3. DESCRIPTION OF PROGRAM OR FUNCTION
The complete program calculates the fast neutron data of medium-heavy nuclei. It includes: the total cross sections, elastic scattering cross section, nonelastic cross section, total inelastic cross section, (n,2n) and (n,3n), cross section, (n,n'x) cross section where x may be alpha, p, d, t and He3, (n,n') cross section for leaving the residual nucleus in from the first up to the 40th excited state and the continuum state, radiative capture cross section, (n,x) cross section where x may be p, d, t, He3 and alpha, (n,2alpha) and (n,2p) cross section, (n,px) cross section where x may be alpha, d, t and He3, (n,alphax) cross section where x may be d and t, the average cosine of the scattering angle (laboratory system) for elastic scattering, the average logarithmic energy decrement for elastic scattering, the average of the square of the logarithmic energy decrement for elastic scattering divided by twice the average logarithmic, the (n,x) cross section for leaving the residual nucleus in from the ground state up to be 17th excited state and in the continuum state where x may be p, d, t, He3 and alpha.
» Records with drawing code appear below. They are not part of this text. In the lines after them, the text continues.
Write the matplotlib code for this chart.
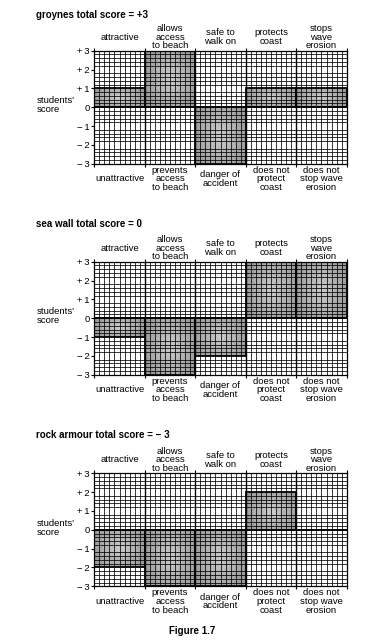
import numpy as np
import matplotlib
matplotlib.use("Agg")
import matplotlib.pyplot as plt

plt.rcParams['font.family'] = ['Liberation Sans', 'DejaVu Sans']

# chart data
top_labels = ["attractive", "allows\naccess\nto beach", "safe to\nwalk on", "protects\ncoast", "stops\nwave\nerosion"]
bottom_labels = ["unattractive", "prevents\naccess\nto beach", "danger of\naccident", "does not\nprotect\ncoast", "does not\nstop wave\nerosion"]
score_ticks = [3, 2, 1, 0, -1, -2, -3]
score_tick_labels = ["+\u20093", "+\u20092", "+\u20091", "0", "\u2212\u20091", "\u2212\u20092", "\u2212\u20093"]

groynes = [1, 3, -3, 1, 1]
sea_wall = [-1, -3, -2, 3, 3]
rock_armour = [-2, -3, -3, 2, 0]

panel_titles = ["groynes total score = +3", "sea wall total score = 0", "rock armour total score = \u2212 3"]
panel_scores = [groynes, sea_wall, rock_armour]

W, H = 384, 640
fig = plt.figure(figsize=(W / 100, H / 100), dpi=100)

# pixel positions of the grids (top of +3 line, title y)
grid_tops = [50.7, 261.7, 473.3]
title_ys = [15, 224, 435.5]
grid_left, grid_right = 94.3, 346.7
grid_h = 113.0
fs = 6.8

# soft gradient used inside the shaded bars (darker at edges)
gx = np.linspace(-1, 1, 60)
gy = np.linspace(-1, 1, 60)
GX, GY = np.meshgrid(gx, gy)
grad = np.clip(np.sqrt(GX ** 2 * 0.8 + GY ** 2 * 0.5), 0, 1)

for title, scores, top, ty in zip(panel_titles, panel_scores, grid_tops, title_ys):
    ax = fig.add_axes([grid_left / W, 1 - (top + grid_h) / H,
                       (grid_right - grid_left) / W, grid_h / H])
    x = np.arange(len(scores)) + 0.5

    bars = ax.bar(x, scores, width=1.0, color="#b5b5b5", edgecolor="none", zorder=1)
    for b in bars:
        x0, y0 = b.get_x(), b.get_y()
        w, h = b.get_width(), b.get_height()
        if h == 0:
            continue
        im = ax.imshow(grad, cmap="gray_r", vmin=-1.0, vmax=4.0, aspect="auto",
                       extent=(x0, x0 + w, min(y0, y0 + h), max(y0, y0 + h)),
                       zorder=1, interpolation="bilinear")
        im.set_clip_path(b)

    ax.set_xlim(0, 5)
    ax.set_ylim(-3, 3)

    # graph-paper grid
    ax.set_xticks(np.arange(0, 5.01, 0.1), minor=True)
    ax.set_yticks(np.arange(-3, 3.01, 0.2), minor=True)
    ax.grid(which="minor", color="black", linewidth=0.55, zorder=2)
    for xv in range(1, 5):
        ax.axvline(xv, color="black", linewidth=1.0, zorder=3)
    ax.axhline(0, color="black", linewidth=1.2, zorder=3)

    # outlines of the score bars
    ax.bar(x, scores, width=1.0, fill=False, edgecolor="black", linewidth=1.3, zorder=4)

    ax.set_yticks(score_ticks)
    ax.set_yticklabels(score_tick_labels, fontsize=fs)
    ax.set_xticks(np.arange(0, 5.01, 1))
    ax.set_xticklabels([])
    ax.tick_params(axis="both", which="major", length=2.5, width=0.8, pad=1)
    ax.tick_params(axis="x", which="major", top=True, direction="out")
    ax.tick_params(which="minor", length=0)
    for s in ax.spines.values():
        s.set_linewidth(0.9)

    for i in range(5):
        ax.annotate(top_labels[i], xy=(i + 0.5, 1), xycoords=("data", "axes fraction"),
                    xytext=(0, 9.8), textcoords="offset points", ha="center", va="center",
                    fontsize=fs, linespacing=0.95)
        ax.annotate(bottom_labels[i], xy=(i + 0.5, 0), xycoords=("data", "axes fraction"),
                    xytext=(0, -11), textcoords="offset points", ha="center", va="center",
                    fontsize=fs, linespacing=0.95)

    ax.text(-0.23, 0.1, "students'\nscore", transform=ax.get_yaxis_transform(),
            ha="left", va="center", fontsize=fs, linespacing=1.0)

    fig.text(36 / W, 1 - ty / H, title, ha="left", va="center", fontsize=7.0, fontweight="bold")

fig.text(192 / W, 1 - 631 / H, "Figure 1.7", ha="center", va="center", fontsize=7.0, fontweight="bold")

fig.savefig("out.png", dpi=100)
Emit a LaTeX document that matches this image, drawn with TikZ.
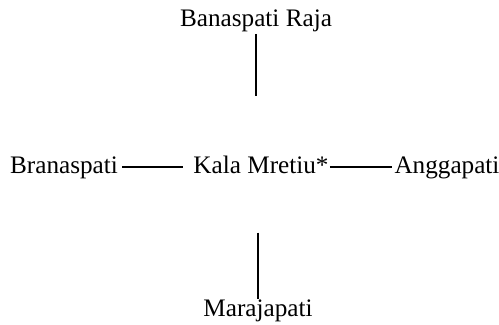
\documentclass[tikz,border=0pt]{standalone}
\usepackage{fontspec}
\setmainfont{Liberation Serif}
\usepackage{tikz}
\usetikzlibrary{calc}
\tikzset{
	name node/.style={font=\fontsize{12.6}{15}\selectfont,inner sep=0pt,anchor=base},
	link/.style={line width=0.9pt}
}

\begin{document}
\begin{tikzpicture}[x=0.5pt,y=-0.5pt]
	\useasboundingbox (0,0) rectangle (499,325);
	\node [name node] (raja) at (256,27) {Banaspati Raja};
	\node [name node] (kala) at (261,174) {Kala Mretiu*};
	\node [name node] (bran) at (64,174) {Branaspati};
	\node [name node] (angg) at (447,174) {Anggapati};
	\node [name node] (mara) at (258,317) {Marajapati};
	\draw [link,shorten <=0.5pt,shorten >=30pt] (raja.south) -- (raja.south |- kala.north);
	\draw [link,shorten <=29pt,shorten >=0.5pt] (kala.south -| mara.north) -- (mara.north);
	\draw [link] ($(bran.base east)+(4,-7)$) -- ($(kala.base west)+(-10,-7)$);
	\draw [link] ($(kala.base east)+(1,-7)$) -- ($(angg.base west)+(-2,-7)$);
\end{tikzpicture}
\end{document}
The elastic scattering angular distribution and inelastic scattering angular distribution for leaving the residual nucleus in the first up to 40th excited state. The (n2n), (n,3n), (n,n'x) reactions, where x may be alpha, p, d, t
and He3 and the inelastic scattering secondary neutron spectra. All nuclear data are given for the natural elements as well as their isotopes and their output is according to ENDF/B-IV format. The incident neutron energy region, where 150 energy points at most may be included, is from 1 KeV to 20 MeV. The program includes the optical model, width fluctuation corrected Hauser-Feshbach formula and preequilibrium statistical theory based on the exciton model. The experimental direct reaction component of the inelastic scattering projectile exciting from the first up to the 4th excited state may be placed in the input. These are added to the calculated compound nucleus cross sections with a given weight. All nuclear level densities required are calculated according to the formulation of A. Cameron. The transmission coefficients or inverse cross sections of the particles used in statistical theory are calculated by the optical model. The gamma-ray transmission coefficients are calculated based on the giant dipole resonance model. The optical potentials used are Wood- Saxon for the real part, Wood Saxon and derivative Wood-Saxon for the imaginary part corresponding to the volume and surface absorptions respectively, and Thomas form for the spin-orbit part. For some special elements of which the experimental data are unknown, this program provides a microscopic optical potential calculation with skyrme forces for neutron or proton channels.